All Superinterfaces:
AutoCloseable, Closeable, FormatReader

public interface SegmentableFormatReader extends FormatReader
Extension of FormatReader for line-oriented text formats (CSV, NDJSON) that support intra-file parallel parsing.

Formats that implement this interface declare they can find record boundaries within an arbitrary byte stream, enabling the framework to split a single file into byte-range segments and parse them concurrently on multiple threads.

Columnar formats (Parquet, ORC) should not implement this interface — they have row-group-level parallelism instead.

  • Method Details

    • findNextRecordBoundary

      long findNextRecordBoundary(InputStream stream) throws IOException
      Scans forward from the current position in the stream to find the start of the next complete record. Returns the number of bytes consumed (skipped) to reach that boundary.

      For newline-delimited formats (CSV, NDJSON), this means scanning until the first \n or \r\n and returning the byte count including the line terminator. The next byte in the stream is the start of a complete record.

      Note on quoting: Implementations for formats that support quoting (e.g.
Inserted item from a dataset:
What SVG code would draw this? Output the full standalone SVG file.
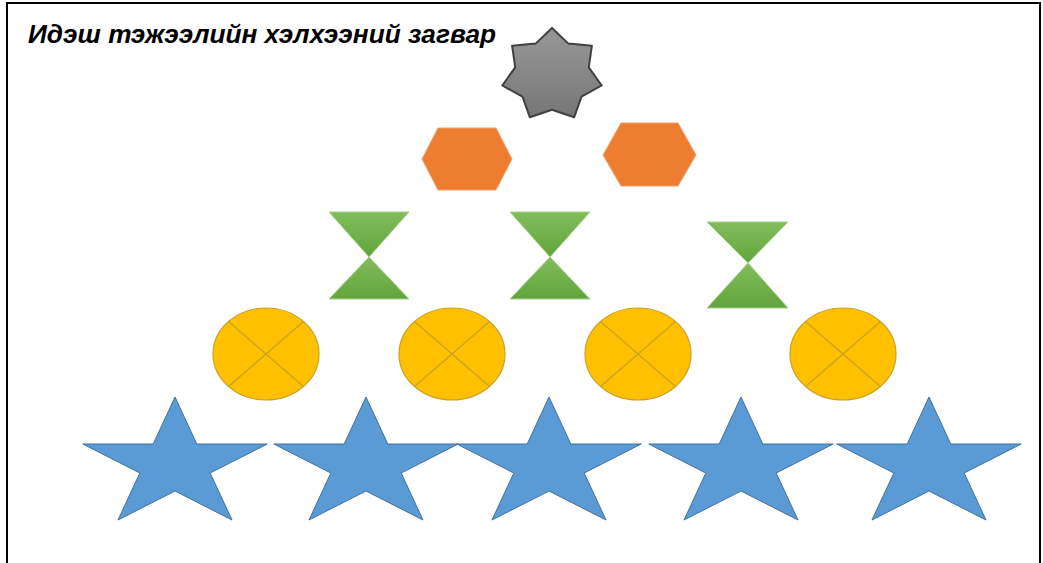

CSV with quoted fields containing embedded newlines) should either track quoting state during the scan or document that parallel parsing is not safe for files with embedded newlines in quoted fields.

      The stream is positioned at an arbitrary byte offset within the file (typically a segment boundary). The implementation must consume bytes until it finds a record boundary, leaving the stream positioned at the start of the next record.

      Parameters:
      stream - an open stream positioned at an arbitrary offset within the file
      Returns:
      the number of bytes consumed to reach the next record boundary, or -1 if the end of stream is reached without finding a boundary
      Throws:
      IOException - if an I/O error occurs while scanning
    • minimumSegmentSize

      default long minimumSegmentSize()
      Returns the minimum segment size in bytes below which splitting is not worthwhile. Segments smaller than this will be merged with an adjacent segment.

      Defaults to 1 MiB. ClickHouse benchmarks show 1 MiB chunks are optimal for parallel parsing — 100 KB chunks are ~40% slower due to per-chunk overhead, while 10 MiB chunks offer only marginal improvement. Implementations may override to reflect their parsing overhead.